------ Available data ------

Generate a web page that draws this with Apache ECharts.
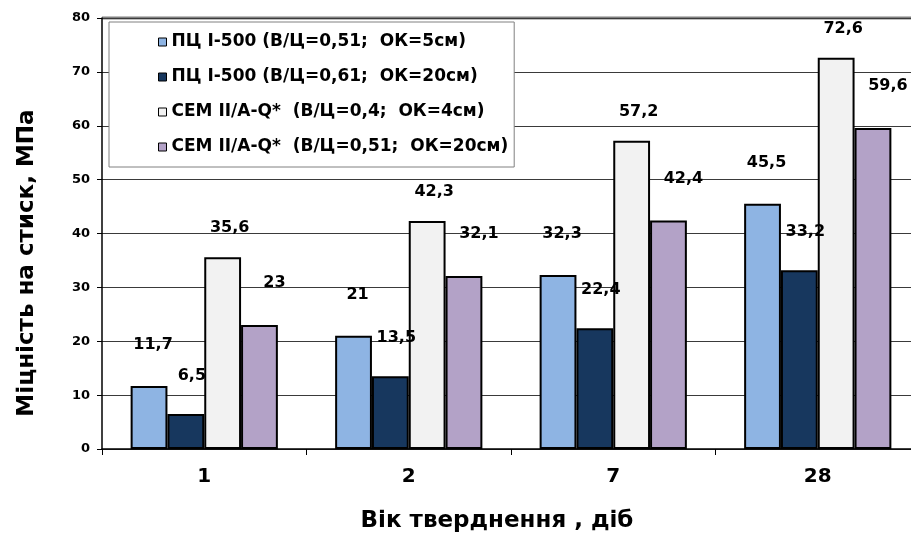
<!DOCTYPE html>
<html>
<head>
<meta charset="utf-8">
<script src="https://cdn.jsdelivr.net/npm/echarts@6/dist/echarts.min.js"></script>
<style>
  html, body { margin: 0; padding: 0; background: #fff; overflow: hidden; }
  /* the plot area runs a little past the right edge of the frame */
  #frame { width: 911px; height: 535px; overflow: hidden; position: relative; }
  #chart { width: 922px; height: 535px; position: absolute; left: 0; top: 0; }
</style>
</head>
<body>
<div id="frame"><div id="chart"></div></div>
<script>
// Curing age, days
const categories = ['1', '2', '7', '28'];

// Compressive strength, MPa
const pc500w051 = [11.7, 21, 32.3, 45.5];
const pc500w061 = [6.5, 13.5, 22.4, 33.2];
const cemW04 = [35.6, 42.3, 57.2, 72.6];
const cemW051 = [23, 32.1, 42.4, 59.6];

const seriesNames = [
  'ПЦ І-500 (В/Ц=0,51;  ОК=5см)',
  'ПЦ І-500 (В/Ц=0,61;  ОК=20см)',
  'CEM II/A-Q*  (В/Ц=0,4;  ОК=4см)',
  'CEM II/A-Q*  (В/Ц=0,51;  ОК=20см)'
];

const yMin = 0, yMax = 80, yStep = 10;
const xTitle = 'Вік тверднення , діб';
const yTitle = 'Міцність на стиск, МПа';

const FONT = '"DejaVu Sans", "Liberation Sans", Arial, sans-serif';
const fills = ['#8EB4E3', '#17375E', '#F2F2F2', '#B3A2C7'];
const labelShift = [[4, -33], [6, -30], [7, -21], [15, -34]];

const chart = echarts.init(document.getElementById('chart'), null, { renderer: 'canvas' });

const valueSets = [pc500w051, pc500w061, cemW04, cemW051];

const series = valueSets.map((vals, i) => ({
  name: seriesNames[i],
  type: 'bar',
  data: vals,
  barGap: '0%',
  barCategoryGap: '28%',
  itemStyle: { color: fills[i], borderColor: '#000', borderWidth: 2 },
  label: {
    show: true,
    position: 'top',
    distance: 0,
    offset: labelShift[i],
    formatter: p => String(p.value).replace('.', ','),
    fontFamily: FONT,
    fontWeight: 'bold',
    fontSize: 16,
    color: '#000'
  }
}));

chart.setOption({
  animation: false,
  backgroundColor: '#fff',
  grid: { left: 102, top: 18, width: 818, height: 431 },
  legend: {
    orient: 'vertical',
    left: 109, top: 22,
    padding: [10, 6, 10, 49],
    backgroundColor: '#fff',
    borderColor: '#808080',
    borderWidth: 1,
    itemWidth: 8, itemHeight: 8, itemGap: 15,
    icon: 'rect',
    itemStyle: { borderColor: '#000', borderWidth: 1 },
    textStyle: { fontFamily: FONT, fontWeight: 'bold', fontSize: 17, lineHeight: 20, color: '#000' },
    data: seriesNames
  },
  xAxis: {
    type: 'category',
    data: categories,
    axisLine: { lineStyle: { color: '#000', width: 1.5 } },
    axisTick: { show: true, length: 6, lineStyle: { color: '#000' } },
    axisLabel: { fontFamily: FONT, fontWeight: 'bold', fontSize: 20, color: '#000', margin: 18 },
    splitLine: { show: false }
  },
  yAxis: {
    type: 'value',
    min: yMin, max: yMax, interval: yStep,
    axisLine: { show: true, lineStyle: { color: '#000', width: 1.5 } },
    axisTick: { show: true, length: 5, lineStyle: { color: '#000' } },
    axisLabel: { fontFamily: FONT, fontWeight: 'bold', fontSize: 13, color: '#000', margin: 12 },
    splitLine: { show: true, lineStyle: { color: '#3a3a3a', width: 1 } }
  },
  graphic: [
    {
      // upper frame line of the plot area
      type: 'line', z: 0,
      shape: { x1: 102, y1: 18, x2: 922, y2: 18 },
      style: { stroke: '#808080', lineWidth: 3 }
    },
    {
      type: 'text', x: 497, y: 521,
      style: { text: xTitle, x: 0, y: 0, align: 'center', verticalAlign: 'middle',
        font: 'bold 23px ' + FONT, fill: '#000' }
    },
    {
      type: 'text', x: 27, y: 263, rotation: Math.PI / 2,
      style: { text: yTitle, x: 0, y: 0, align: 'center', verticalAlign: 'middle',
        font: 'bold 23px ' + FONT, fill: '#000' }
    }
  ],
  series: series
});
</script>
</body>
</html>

------

(Work required) All the lines above are to be given again exactly as they read, with the pictures removed.

(Complete answer)
Generate a web page that draws this with Apache ECharts.
<!DOCTYPE html>
<html>
<head>
<meta charset="utf-8">
<script src="https://cdn.jsdelivr.net/npm/echarts@6/dist/echarts.min.js"></script>
<style>
  html, body { margin: 0; padding: 0; background: #fff; overflow: hidden; }
  /* the plot area runs a little past the right edge of the frame */
  #frame { width: 911px; height: 535px; overflow: hidden; position: relative; }
  #chart { width: 922px; height: 535px; position: absolute; left: 0; top: 0; }
</style>
</head>
<body>
<div id="frame"><div id="chart"></div></div>
<script>
// Curing age, days
const categories = ['1', '2', '7', '28'];

// Compressive strength, MPa
const pc500w051 = [11.7, 21, 32.3, 45.5];
const pc500w061 = [6.5, 13.5, 22.4, 33.2];
const cemW04 = [35.6, 42.3, 57.2, 72.6];
const cemW051 = [23, 32.1, 42.4, 59.6];

const seriesNames = [
  'ПЦ І-500 (В/Ц=0,51;  ОК=5см)',
  'ПЦ І-500 (В/Ц=0,61;  ОК=20см)',
  'CEM II/A-Q*  (В/Ц=0,4;  ОК=4см)',
  'CEM II/A-Q*  (В/Ц=0,51;  ОК=20см)'
];

const yMin = 0, yMax = 80, yStep = 10;
const xTitle = 'Вік тверднення , діб';
const yTitle = 'Міцність на стиск, МПа';

const FONT = '"DejaVu Sans", "Liberation Sans", Arial, sans-serif';
const fills = ['#8EB4E3', '#17375E', '#F2F2F2', '#B3A2C7'];
const labelShift = [[4, -33], [6, -30], [7, -21], [15, -34]];

const chart = echarts.init(document.getElementById('chart'), null, { renderer: 'canvas' });

const valueSets = [pc500w051, pc500w061, cemW04, cemW051];

const series = valueSets.map((vals, i) => ({
  name: seriesNames[i],
  type: 'bar',
  data: vals,
  barGap: '0%',
  barCategoryGap: '28%',
  itemStyle: { color: fills[i], borderColor: '#000', borderWidth: 2 },
  label: {
    show: true,
    position: 'top',
    distance: 0,
    offset: labelShift[i],
    formatter: p => String(p.value).replace('.', ','),
    fontFamily: FONT,
    fontWeight: 'bold',
    fontSize: 16,
    color: '#000'
  }
}));

chart.setOption({
  animation: false,
  backgroundColor: '#fff',
  grid: { left: 102, top: 18, width: 818, height: 431 },
  legend: {
    orient: 'vertical',
    left: 109, top: 22,
    padding: [10, 6, 10, 49],
    backgroundColor: '#fff',
    borderColor: '#808080',
    borderWidth: 1,
    itemWidth: 8, itemHeight: 8, itemGap: 15,
    icon: 'rect',
    itemStyle: { borderColor: '#000', borderWidth: 1 },
    textStyle: { fontFamily: FONT, fontWeight: 'bold', fontSize: 17, lineHeight: 20, color: '#000' },
    data: seriesNames
  },
  xAxis: {
    type: 'category',
    data: categories,
    axisLine: { lineStyle: { color: '#000', width: 1.5 } },
    axisTick: { show: true, length: 6, lineStyle: { color: '#000' } },
    axisLabel: { fontFamily: FONT, fontWeight: 'bold', fontSize: 20, color: '#000', margin: 18 },
    splitLine: { show: false }
  },
  yAxis: {
    type: 'value',
    min: yMin, max: yMax, interval: yStep,
    axisLine: { show: true, lineStyle: { color: '#000', width: 1.5 } },
    axisTick: { show: true, length: 5, lineStyle: { color: '#000' } },
    axisLabel: { fontFamily: FONT, fontWeight: 'bold', fontSize: 13, color: '#000', margin: 12 },
    splitLine: { show: true, lineStyle: { color: '#3a3a3a', width: 1 } }
  },
  graphic: [
    {
      // upper frame line of the plot area
      type: 'line', z: 0,
      shape: { x1: 102, y1: 18, x2: 922, y2: 18 },
      style: { stroke: '#808080', lineWidth: 3 }
    },
    {
      type: 'text', x: 497, y: 521,
      style: { text: xTitle, x: 0, y: 0, align: 'center', verticalAlign: 'middle',
        font: 'bold 23px ' + FONT, fill: '#000' }
    },
    {
      type: 'text', x: 27, y: 263, rotation: Math.PI / 2,
      style: { text: yTitle, x: 0, y: 0, align: 'center', verticalAlign: 'middle',
        font: 'bold 23px ' + FONT, fill: '#000' }
    }
  ],
  series: series
});
</script>
</body>
</html>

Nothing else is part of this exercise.